▶ [Instruction]: Retype the data that follows line by line, exactly, and leave its pictures out.
>>
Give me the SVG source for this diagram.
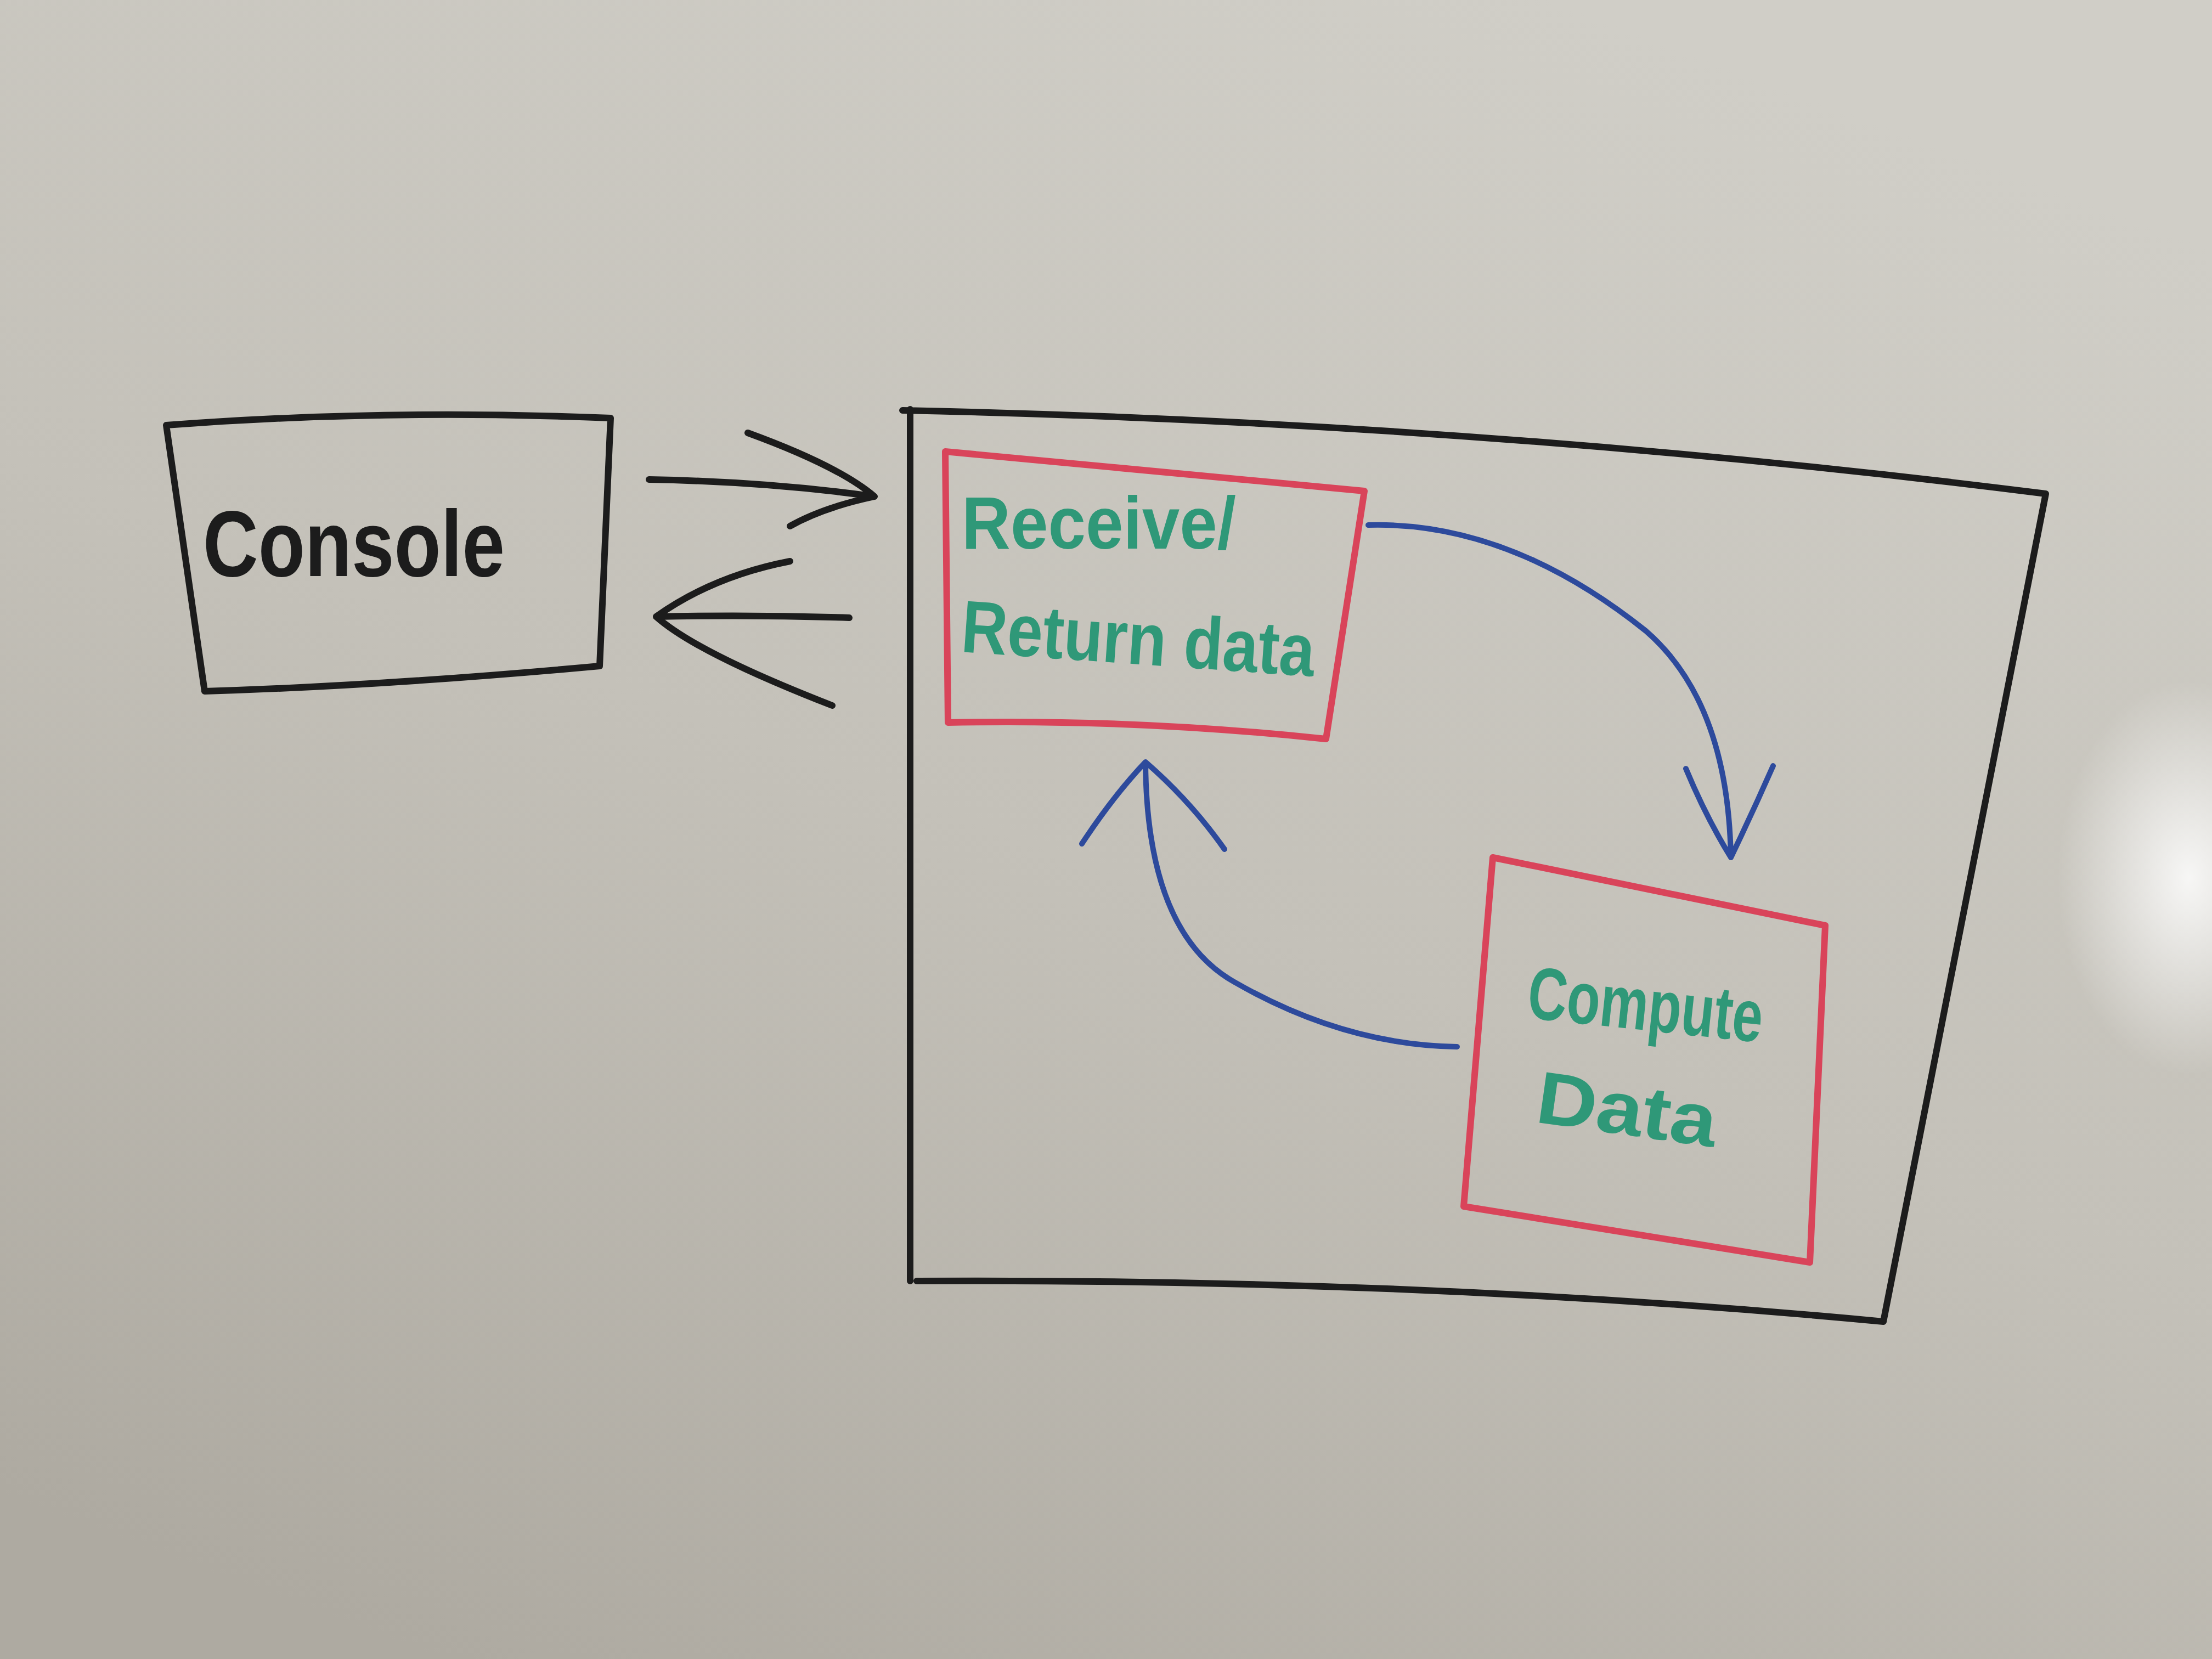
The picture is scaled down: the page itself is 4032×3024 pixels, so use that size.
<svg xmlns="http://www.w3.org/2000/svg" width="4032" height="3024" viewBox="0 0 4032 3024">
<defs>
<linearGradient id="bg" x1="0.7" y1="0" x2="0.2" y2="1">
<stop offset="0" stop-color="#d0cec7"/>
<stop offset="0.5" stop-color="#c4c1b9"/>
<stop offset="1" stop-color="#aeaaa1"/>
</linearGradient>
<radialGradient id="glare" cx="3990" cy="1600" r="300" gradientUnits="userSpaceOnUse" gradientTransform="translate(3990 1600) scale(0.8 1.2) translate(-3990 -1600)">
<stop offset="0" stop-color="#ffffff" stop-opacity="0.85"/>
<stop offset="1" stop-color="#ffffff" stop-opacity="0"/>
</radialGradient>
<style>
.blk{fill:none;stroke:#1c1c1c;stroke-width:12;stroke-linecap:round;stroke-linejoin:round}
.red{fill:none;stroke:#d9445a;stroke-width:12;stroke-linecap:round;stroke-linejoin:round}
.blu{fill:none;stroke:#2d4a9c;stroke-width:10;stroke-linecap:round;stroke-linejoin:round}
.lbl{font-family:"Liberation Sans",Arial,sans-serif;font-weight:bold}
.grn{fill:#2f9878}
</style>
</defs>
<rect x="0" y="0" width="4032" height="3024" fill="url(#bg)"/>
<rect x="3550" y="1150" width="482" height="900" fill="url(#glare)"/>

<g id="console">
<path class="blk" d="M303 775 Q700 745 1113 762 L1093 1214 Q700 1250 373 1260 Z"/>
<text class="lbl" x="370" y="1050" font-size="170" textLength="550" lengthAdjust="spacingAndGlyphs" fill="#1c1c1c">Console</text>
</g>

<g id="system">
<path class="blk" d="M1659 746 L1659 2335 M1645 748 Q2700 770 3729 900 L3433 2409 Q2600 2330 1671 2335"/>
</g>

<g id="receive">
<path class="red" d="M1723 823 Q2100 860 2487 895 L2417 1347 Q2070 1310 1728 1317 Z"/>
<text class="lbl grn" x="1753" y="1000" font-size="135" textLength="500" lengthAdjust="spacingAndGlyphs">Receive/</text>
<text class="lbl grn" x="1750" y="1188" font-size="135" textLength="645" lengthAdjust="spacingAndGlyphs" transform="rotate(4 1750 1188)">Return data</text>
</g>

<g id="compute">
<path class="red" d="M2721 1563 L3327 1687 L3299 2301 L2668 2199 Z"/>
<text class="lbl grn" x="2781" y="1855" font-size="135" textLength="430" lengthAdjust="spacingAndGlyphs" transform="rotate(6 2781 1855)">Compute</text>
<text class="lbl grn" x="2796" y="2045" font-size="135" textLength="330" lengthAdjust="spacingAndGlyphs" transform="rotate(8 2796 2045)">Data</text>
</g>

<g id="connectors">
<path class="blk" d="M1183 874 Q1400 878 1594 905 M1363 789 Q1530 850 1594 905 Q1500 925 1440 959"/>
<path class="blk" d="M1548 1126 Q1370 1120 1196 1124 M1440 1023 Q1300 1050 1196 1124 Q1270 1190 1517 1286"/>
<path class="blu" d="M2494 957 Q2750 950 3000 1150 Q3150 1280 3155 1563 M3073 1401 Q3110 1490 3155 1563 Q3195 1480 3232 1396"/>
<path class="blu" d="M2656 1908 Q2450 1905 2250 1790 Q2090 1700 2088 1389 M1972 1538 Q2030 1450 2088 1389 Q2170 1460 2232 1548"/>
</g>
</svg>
<<
▶ [Result]:
Give me the SVG source for this diagram.
The picture is scaled down: the page itself is 4032×3024 pixels, so use that size.
<svg xmlns="http://www.w3.org/2000/svg" width="4032" height="3024" viewBox="0 0 4032 3024">
<defs>
<linearGradient id="bg" x1="0.7" y1="0" x2="0.2" y2="1">
<stop offset="0" stop-color="#d0cec7"/>
<stop offset="0.5" stop-color="#c4c1b9"/>
<stop offset="1" stop-color="#aeaaa1"/>
</linearGradient>
<radialGradient id="glare" cx="3990" cy="1600" r="300" gradientUnits="userSpaceOnUse" gradientTransform="translate(3990 1600) scale(0.8 1.2) translate(-3990 -1600)">
<stop offset="0" stop-color="#ffffff" stop-opacity="0.85"/>
<stop offset="1" stop-color="#ffffff" stop-opacity="0"/>
</radialGradient>
<style>
.blk{fill:none;stroke:#1c1c1c;stroke-width:12;stroke-linecap:round;stroke-linejoin:round}
.red{fill:none;stroke:#d9445a;stroke-width:12;stroke-linecap:round;stroke-linejoin:round}
.blu{fill:none;stroke:#2d4a9c;stroke-width:10;stroke-linecap:round;stroke-linejoin:round}
.lbl{font-family:"Liberation Sans",Arial,sans-serif;font-weight:bold}
.grn{fill:#2f9878}
</style>
</defs>
<rect x="0" y="0" width="4032" height="3024" fill="url(#bg)"/>
<rect x="3550" y="1150" width="482" height="900" fill="url(#glare)"/>

<g id="console">
<path class="blk" d="M303 775 Q700 745 1113 762 L1093 1214 Q700 1250 373 1260 Z"/>
<text class="lbl" x="370" y="1050" font-size="170" textLength="550" lengthAdjust="spacingAndGlyphs" fill="#1c1c1c">Console</text>
</g>

<g id="system">
<path class="blk" d="M1659 746 L1659 2335 M1645 748 Q2700 770 3729 900 L3433 2409 Q2600 2330 1671 2335"/>
</g>

<g id="receive">
<path class="red" d="M1723 823 Q2100 860 2487 895 L2417 1347 Q2070 1310 1728 1317 Z"/>
<text class="lbl grn" x="1753" y="1000" font-size="135" textLength="500" lengthAdjust="spacingAndGlyphs">Receive/</text>
<text class="lbl grn" x="1750" y="1188" font-size="135" textLength="645" lengthAdjust="spacingAndGlyphs" transform="rotate(4 1750 1188)">Return data</text>
</g>

<g id="compute">
<path class="red" d="M2721 1563 L3327 1687 L3299 2301 L2668 2199 Z"/>
<text class="lbl grn" x="2781" y="1855" font-size="135" textLength="430" lengthAdjust="spacingAndGlyphs" transform="rotate(6 2781 1855)">Compute</text>
<text class="lbl grn" x="2796" y="2045" font-size="135" textLength="330" lengthAdjust="spacingAndGlyphs" transform="rotate(8 2796 2045)">Data</text>
</g>

<g id="connectors">
<path class="blk" d="M1183 874 Q1400 878 1594 905 M1363 789 Q1530 850 1594 905 Q1500 925 1440 959"/>
<path class="blk" d="M1548 1126 Q1370 1120 1196 1124 M1440 1023 Q1300 1050 1196 1124 Q1270 1190 1517 1286"/>
<path class="blu" d="M2494 957 Q2750 950 3000 1150 Q3150 1280 3155 1563 M3073 1401 Q3110 1490 3155 1563 Q3195 1480 3232 1396"/>
<path class="blu" d="M2656 1908 Q2450 1905 2250 1790 Q2090 1700 2088 1389 M1972 1538 Q2030 1450 2088 1389 Q2170 1460 2232 1548"/>
</g>
</svg>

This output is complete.